There are several legal issues and possibilities though. EU law does not expressly state that a Member State must nominate a Commissioner, although arguably that is an implicit obligation. This could be enforced by legal proceedings, which could in principle be fast-tracked. The EU might be willing to approve an extension without a nomination (although that might be legally challenged), or to overlook the absence of a nomination if the extension is short. On previous occasions, the appointment of a new Commission has been delayed for a few months or weeks for various reasons. It is not clear whether or not the actions of a Commissioner lacking in numbers would be legal or not; but the new Commission could hold off from making proposals until the status of the UK was clearer. Most obviously, the European Council could amend the law so that only 27 Commissioners need to be appointed (that requires a unanimous vote, including the UK, although there can be extensions).

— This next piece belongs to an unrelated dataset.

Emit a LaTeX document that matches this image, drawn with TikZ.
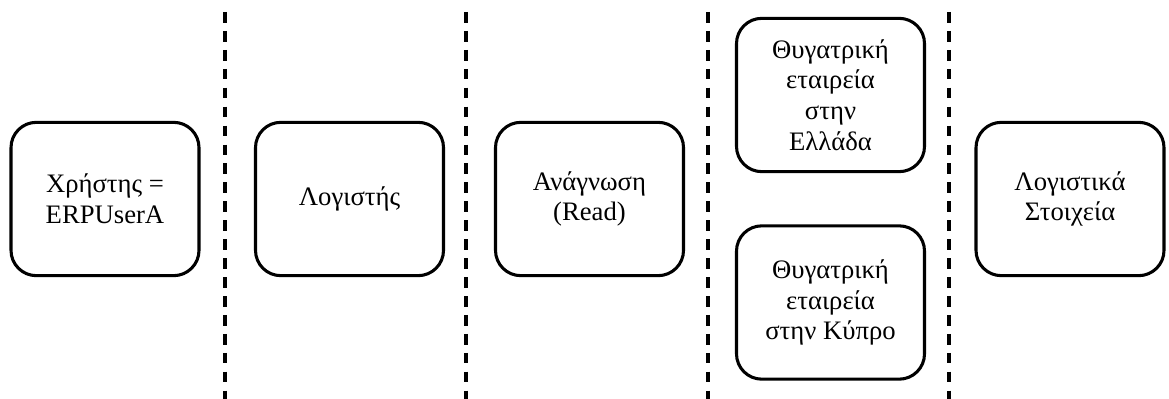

The notion of appointing a Commission with two Commissioners from another Member State might be challenged in light of the preamble to the decision on the number of Commissioners, which (as noted above) refers to one national of each Member State. Another notion of appointing a British Commissioner whom the government did not suggest might be legally problematic, due to the reference in the Treaty to making appointments based on ‘suggestions’ from Member States. Politically, either of those two outcomes might backfire politically on Remain advocates, for obvious reasons.

Analogies with non-replacement of retiring Commissioners on previous occasions don’t work, because the Treaties have an explicit procedure for non-replacement in those cases, and this is distinct from appointment of a new Commission.

It would remain to be seen how the EU might try to address these issues in the event that it wishes to adopt an extension decision and the UK is unwilling to suggest a nominee for the new Commission. Politically, the refusal to nominate a Commissioner might be intended to deter the EU from offering an extension decision in the first place. Time will tell whether it becomes an issue in practice.